What you are asked to do:
Look through the listing below and work out how many of its lines hold the word "matplotlib". Give only the number.

## Start Supplied material

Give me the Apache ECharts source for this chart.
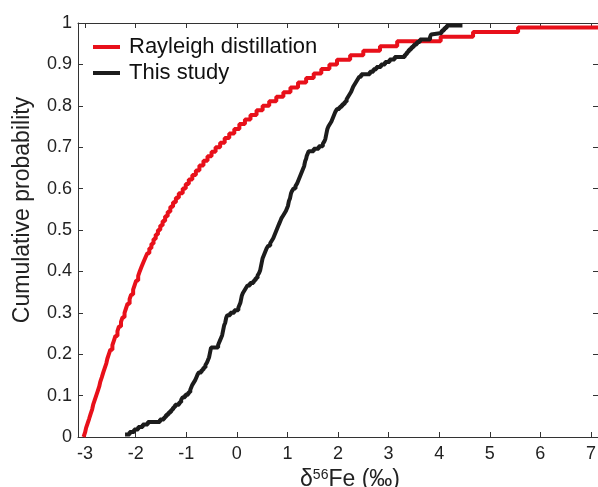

## End Supplied material
## Start Supplied material

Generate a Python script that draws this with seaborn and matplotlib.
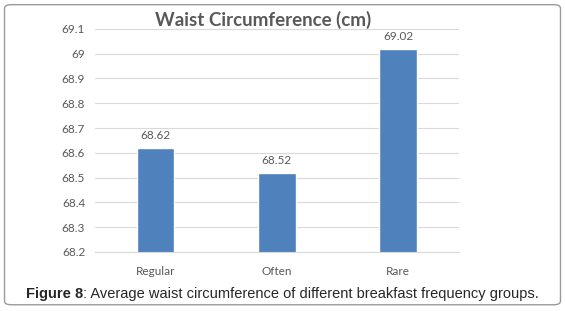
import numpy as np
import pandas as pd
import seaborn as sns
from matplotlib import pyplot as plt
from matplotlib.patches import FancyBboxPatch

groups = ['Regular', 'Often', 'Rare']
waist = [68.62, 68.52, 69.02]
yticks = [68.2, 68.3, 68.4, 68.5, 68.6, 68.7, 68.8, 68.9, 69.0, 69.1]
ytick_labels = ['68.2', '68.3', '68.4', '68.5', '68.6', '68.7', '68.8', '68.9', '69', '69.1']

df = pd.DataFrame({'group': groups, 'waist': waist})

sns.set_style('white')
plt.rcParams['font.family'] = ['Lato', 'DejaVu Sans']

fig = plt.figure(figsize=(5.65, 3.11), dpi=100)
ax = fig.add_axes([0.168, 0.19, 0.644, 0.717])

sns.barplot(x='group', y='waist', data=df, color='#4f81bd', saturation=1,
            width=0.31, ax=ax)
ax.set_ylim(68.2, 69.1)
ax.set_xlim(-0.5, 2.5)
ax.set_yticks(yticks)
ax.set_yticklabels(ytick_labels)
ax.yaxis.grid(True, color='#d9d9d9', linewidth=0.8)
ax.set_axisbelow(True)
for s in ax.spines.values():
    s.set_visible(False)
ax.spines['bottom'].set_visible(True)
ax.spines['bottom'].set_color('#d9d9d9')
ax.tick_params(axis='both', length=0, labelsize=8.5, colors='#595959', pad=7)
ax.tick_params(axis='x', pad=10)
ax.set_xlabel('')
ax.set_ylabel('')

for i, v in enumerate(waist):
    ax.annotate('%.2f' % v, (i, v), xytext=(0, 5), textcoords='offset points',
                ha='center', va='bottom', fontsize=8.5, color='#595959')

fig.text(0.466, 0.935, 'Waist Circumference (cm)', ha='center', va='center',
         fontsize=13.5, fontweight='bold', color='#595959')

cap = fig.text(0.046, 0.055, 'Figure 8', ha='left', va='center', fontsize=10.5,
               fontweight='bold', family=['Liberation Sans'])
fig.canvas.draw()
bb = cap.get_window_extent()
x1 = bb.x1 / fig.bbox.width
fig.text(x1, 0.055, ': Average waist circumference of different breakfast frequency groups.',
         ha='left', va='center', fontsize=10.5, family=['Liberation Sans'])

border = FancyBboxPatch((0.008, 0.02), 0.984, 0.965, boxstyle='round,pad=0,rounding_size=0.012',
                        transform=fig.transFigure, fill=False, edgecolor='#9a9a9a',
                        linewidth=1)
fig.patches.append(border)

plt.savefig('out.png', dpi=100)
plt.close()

## End Supplied material

Solution for this exercise:
3